Today, some on the right have begun to profess a certain admiration of and attraction to Putin and his brand of Russian authoritarianism.

The result is jarring. After decades of left-wing apologists for Russia, it is now lifelong conservatives who are asking: What’s so bad about Putin anyway? . . .

Sure he emasculated the political opposition, shut down independent media and regularly kills political opponents and journalists. But he’s got omelets to make. Moreover, as President Trump said when asked about the killings, “There are a lot of killers. We’ve got a lot of killers. What, you think our country is so innocent?”

Moral equivalence so shocking, emanating from the elected leader of the United States, is not to be ignored.

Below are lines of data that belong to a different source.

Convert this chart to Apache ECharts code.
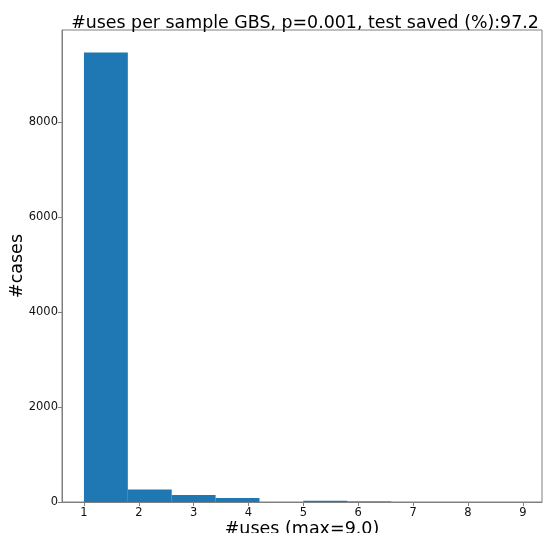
<!DOCTYPE html>
<html><head><meta charset="utf-8">
<script src="https://cdn.jsdelivr.net/npm/echarts@6/dist/echarts.min.js"></script>
<style>html,body{margin:0;padding:0;background:#fff}#c{width:543px;height:533px}</style>
</head><body><div id="c"></div>
<script>
const binEdges = [1.0, 1.8, 2.6, 3.4, 4.2, 5.0, 5.8, 6.6, 7.4, 8.2, 9.0];
const counts = [9468, 262, 148, 84, 0, 26, 12, 0, 0, 0];
const xTicks = [1, 2, 3, 4, 5, 6, 7, 8, 9];
const yTicks = [0, 2000, 4000, 6000, 8000];
const titleText = '#uses per sample GBS, p=0.001, test saved (%):97.2';
const xName = '#uses (max=9.0)';
const yName = '#cases';

const data = counts.map((c, i) => [binEdges[i], binEdges[i + 1], c]);
const font = 'DejaVu Sans';
const chart = echarts.init(document.getElementById('c'), null, {renderer: 'canvas'});
chart.setOption({
  animation: false,
  title: {text: titleText, left: 300, textAlign: 'center', top: 10,
    textStyle: {fontFamily: font, fontSize: 17.4, fontWeight: 'normal', color: '#000'}},
  grid: {left: 62, right: 1, top: 30, bottom: 31, show: true, borderColor: '#808080', borderWidth: 1,
    containLabel: false, outerBoundsMode: 'none'},
  xAxis: {type: 'value', min: 0.6, max: 9.35,
    name: xName, nameLocation: 'middle', nameGap: 18, nameMoveOverlap: false,
    nameTextStyle: {fontFamily: font, fontSize: 17.5, color: '#000'},
    splitLine: {show: false},
    axisLine: {show: true, lineStyle: {color: '#808080'}},
    axisTick: {show: true, length: 4, lineStyle: {color: '#808080'}, customValues: xTicks},
    axisLabel: {fontFamily: font, fontSize: 11.5, color: '#111', margin: 5, customValues: xTicks,
      formatter: v => String(v)}},
  yAxis: {type: 'value', min: 0, max: 9940,
    name: yName, nameLocation: 'middle', nameGap: 36, nameRotate: 90, nameMoveOverlap: false,
    nameTextStyle: {fontFamily: font, fontSize: 17.5, color: '#000'},
    splitLine: {show: false},
    axisLine: {show: true, lineStyle: {color: '#808080'}},
    axisTick: {show: true, length: 4, lineStyle: {color: '#808080'}, customValues: yTicks},
    axisLabel: {fontFamily: font, fontSize: 11.5, color: '#111', margin: 4, customValues: yTicks,
      formatter: v => String(v)}},
  series: [{
    type: 'custom',
    renderItem: function (params, api) {
      const p0 = api.coord([api.value(0), 0]);
      const p1 = api.coord([api.value(1), api.value(2)]);
      return {type: 'rect', shape: {x: p0[0], y: p1[1], width: p1[0] - p0[0], height: p0[1] - p1[1]},
        style: {fill: '#1f77b4'}};
    },
    encode: {x: [0, 1], y: 2},
    data: data
  }]
});
</script></body></html>
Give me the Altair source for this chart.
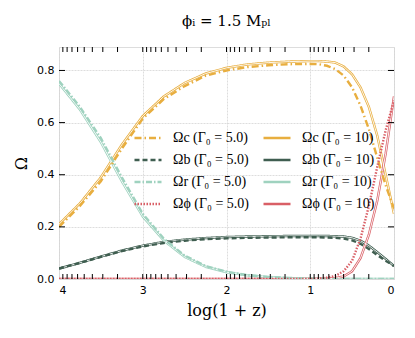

Things have gotten much worse since Krauthammer wrote those words seven years ago. Question: What kind of welcome would Putin receive at CPAC, or Turning Point, or the Republican convention? What kind of welcome would Volodymyr Zelensky receive? Would it be a welcome at all?

Vladimir Kara-Murza is a great man, a Russian defender of freedom, democracy, and human rights. He is, of course, a political prisoner — kept in isolation in Siberia. The Republicans I grew up with, so to speak, championed such prisoners. John McCain championed Kara-Murza. In fact, he asked Kara-Murza to be a pallbearer at his funeral. (Kara-Murza was not yet in prison, though FSB agents had tried to kill him, twice.) McCain wanted to honor dissidents at large. He also thought that “visibility” might help keep Kara-Murza alive.

(When McCain was a POW in Vietnam, Ronald Reagan wore a POW bracelet in his honor.)

What is the spirit of the Republican Party, and the American Right, today? The last several years have been clarifying, if dismayingly so, for us old Reaganites. Coming years are apt to be yet more clarifying, for better or worse.